Collected data:
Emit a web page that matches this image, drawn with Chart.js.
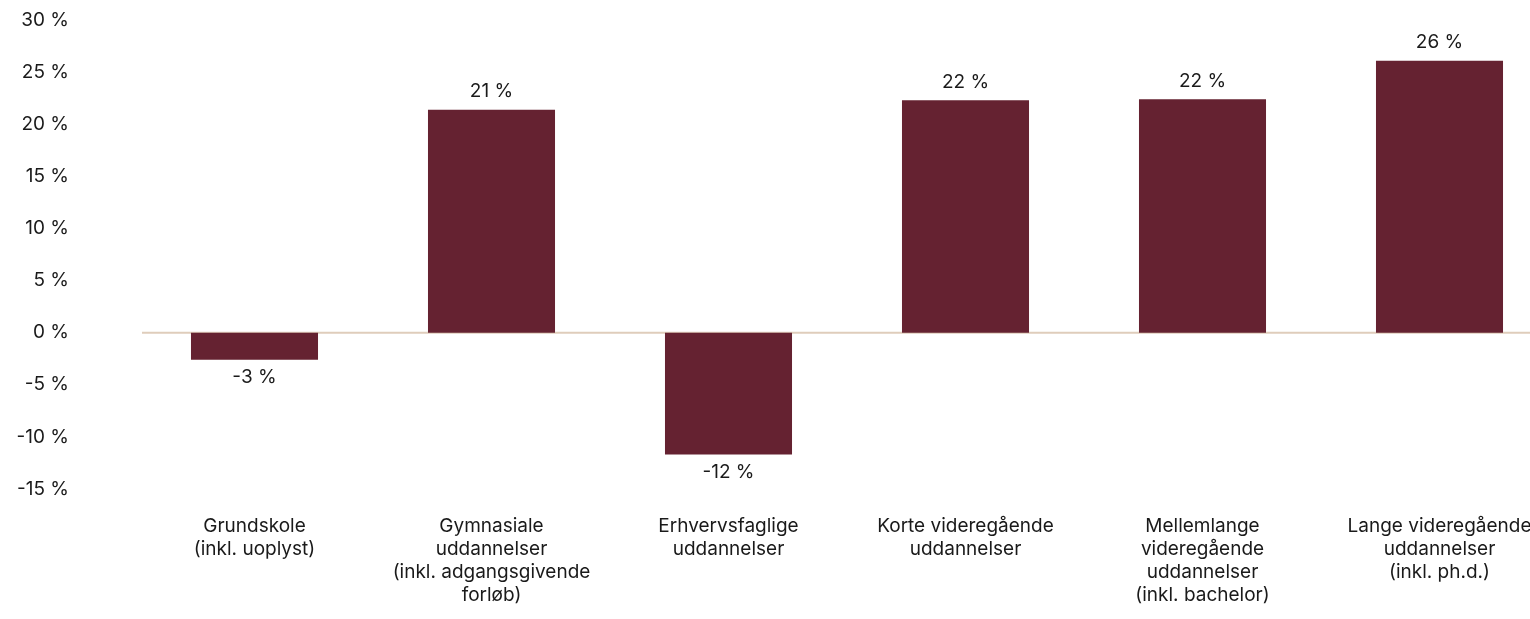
<!DOCTYPE html>
<html>
<head>
<meta charset="utf-8">
<script src="https://cdn.jsdelivr.net/npm/chart.js@4.4.1/dist/chart.umd.min.js"></script>
<style>
  html, body { margin: 0; padding: 0; background: #ffffff; overflow: hidden; }
  #wrap { position: relative; width: 1560px; height: 619px; }
</style>
</head>
<body>
<div id="wrap"><canvas id="c"></canvas></div>
<script>
const categories = [
  ["Grundskole", "(inkl. uoplyst)"],
  ["Gymnasiale", "uddannelser", "(inkl. adgangsgivende", "forløb)"],
  ["Erhvervsfaglige", "uddannelser"],
  ["Korte videregående", "uddannelser"],
  ["Mellemlange", "videregående", "uddannelser", "(inkl. bachelor)"],
  ["Lange videregående", "uddannelser", "(inkl. ph.d.)"]
];
const values = [-2.6, 21.4, -11.7, 22.3, 22.4, 26.1];
const yTicks = [30, 25, 20, 15, 10, 5, 0, -5, -10, -15];

const FONT = "Inter, 'Open Sans', sans-serif";
const TEXT = "#1a1a1a";
const BAR = "#652231";
const ZERO = "#dfcdbb";

const zeroLine = {
  id: "zeroLine",
  beforeDatasetsDraw(chart) {
    const ctx = chart.ctx;
    const y = chart.scales.y.getPixelForValue(0);
    const a = chart.chartArea;
    ctx.save();
    ctx.strokeStyle = ZERO;
    ctx.lineWidth = 2;
    ctx.beginPath();
    ctx.moveTo(a.left + 6, y);
    ctx.lineTo(a.right + 2, y);
    ctx.stroke();
    ctx.restore();
  }
};

const valueLabels = {
  id: "valueLabels",
  afterDatasetsDraw(chart) {
    const ctx = chart.ctx;
    const meta = chart.getDatasetMeta(0);
    ctx.save();
    ctx.font = "19px " + FONT;
    ctx.fillStyle = TEXT;
    ctx.textAlign = "center";
    ctx.textBaseline = "middle";
    meta.data.forEach((bar, i) => {
      const v = values[i];
      const txt = Math.round(v) + " %";
      const y = v >= 0 ? bar.y - 18 : bar.y + 18;
      ctx.fillText(txt, bar.x, y);
    });
    ctx.restore();
  }
};

new Chart(document.getElementById("c"), {
  type: "bar",
  data: {
    labels: categories,
    datasets: [{
      data: values,
      backgroundColor: BAR,
      borderWidth: 0,
      categoryPercentage: 1.0,
      barPercentage: 0.536
    }]
  },
  options: {
    responsive: true,
    maintainAspectRatio: false,
    animation: false,
    layout: { padding: { top: 20, right: 2, bottom: 0, left: 0 } },
    plugins: {
      legend: { display: false },
      tooltip: { enabled: false }
    },
    scales: {
      y: {
        min: -15,
        max: 30,
        afterBuildTicks(scale) { scale.ticks = yTicks.map(v => ({ value: v })); },
        afterFit(scale) { scale.width = 136; scale.paddingTop = 0; scale.paddingBottom = 0; },
        border: { display: false },
        grid: { display: false, drawTicks: false },
        ticks: {
          padding: 67,
          color: TEXT,
          font: { family: FONT, size: 19 },
          callback: v => v + " %"
        }
      },
      x: {
        afterFit(scale) { scale.height = 130; },
        border: { display: false },
        grid: { display: false, drawTicks: false },
        ticks: {
          padding: 26,
          autoSkip: false,
          maxRotation: 0,
          minRotation: 0,
          color: TEXT,
          font: { family: FONT, size: 19, lineHeight: 1.21 }
        }
      }
    }
  },
  plugins: [zeroLine, valueLabels]
});
</script>
</body>
</html>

What is asked: Omit every picture, then reproduce the rest of the listing exactly.

In response:
Emit a web page that matches this image, drawn with Chart.js.
<!DOCTYPE html>
<html>
<head>
<meta charset="utf-8">
<script src="https://cdn.jsdelivr.net/npm/chart.js@4.4.1/dist/chart.umd.min.js"></script>
<style>
  html, body { margin: 0; padding: 0; background: #ffffff; overflow: hidden; }
  #wrap { position: relative; width: 1560px; height: 619px; }
</style>
</head>
<body>
<div id="wrap"><canvas id="c"></canvas></div>
<script>
const categories = [
  ["Grundskole", "(inkl. uoplyst)"],
  ["Gymnasiale", "uddannelser", "(inkl. adgangsgivende", "forløb)"],
  ["Erhvervsfaglige", "uddannelser"],
  ["Korte videregående", "uddannelser"],
  ["Mellemlange", "videregående", "uddannelser", "(inkl. bachelor)"],
  ["Lange videregående", "uddannelser", "(inkl. ph.d.)"]
];
const values = [-2.6, 21.4, -11.7, 22.3, 22.4, 26.1];
const yTicks = [30, 25, 20, 15, 10, 5, 0, -5, -10, -15];

const FONT = "Inter, 'Open Sans', sans-serif";
const TEXT = "#1a1a1a";
const BAR = "#652231";
const ZERO = "#dfcdbb";

const zeroLine = {
  id: "zeroLine",
  beforeDatasetsDraw(chart) {
    const ctx = chart.ctx;
    const y = chart.scales.y.getPixelForValue(0);
    const a = chart.chartArea;
    ctx.save();
    ctx.strokeStyle = ZERO;
    ctx.lineWidth = 2;
    ctx.beginPath();
    ctx.moveTo(a.left + 6, y);
    ctx.lineTo(a.right + 2, y);
    ctx.stroke();
    ctx.restore();
  }
};

const valueLabels = {
  id: "valueLabels",
  afterDatasetsDraw(chart) {
    const ctx = chart.ctx;
    const meta = chart.getDatasetMeta(0);
    ctx.save();
    ctx.font = "19px " + FONT;
    ctx.fillStyle = TEXT;
    ctx.textAlign = "center";
    ctx.textBaseline = "middle";
    meta.data.forEach((bar, i) => {
      const v = values[i];
      const txt = Math.round(v) + " %";
      const y = v >= 0 ? bar.y - 18 : bar.y + 18;
      ctx.fillText(txt, bar.x, y);
    });
    ctx.restore();
  }
};

new Chart(document.getElementById("c"), {
  type: "bar",
  data: {
    labels: categories,
    datasets: [{
      data: values,
      backgroundColor: BAR,
      borderWidth: 0,
      categoryPercentage: 1.0,
      barPercentage: 0.536
    }]
  },
  options: {
    responsive: true,
    maintainAspectRatio: false,
    animation: false,
    layout: { padding: { top: 20, right: 2, bottom: 0, left: 0 } },
    plugins: {
      legend: { display: false },
      tooltip: { enabled: false }
    },
    scales: {
      y: {
        min: -15,
        max: 30,
        afterBuildTicks(scale) { scale.ticks = yTicks.map(v => ({ value: v })); },
        afterFit(scale) { scale.width = 136; scale.paddingTop = 0; scale.paddingBottom = 0; },
        border: { display: false },
        grid: { display: false, drawTicks: false },
        ticks: {
          padding: 67,
          color: TEXT,
          font: { family: FONT, size: 19 },
          callback: v => v + " %"
        }
      },
      x: {
        afterFit(scale) { scale.height = 130; },
        border: { display: false },
        grid: { display: false, drawTicks: false },
        ticks: {
          padding: 26,
          autoSkip: false,
          maxRotation: 0,
          minRotation: 0,
          color: TEXT,
          font: { family: FONT, size: 19, lineHeight: 1.21 }
        }
      }
    }
  },
  plugins: [zeroLine, valueLabels]
});
</script>
</body>
</html>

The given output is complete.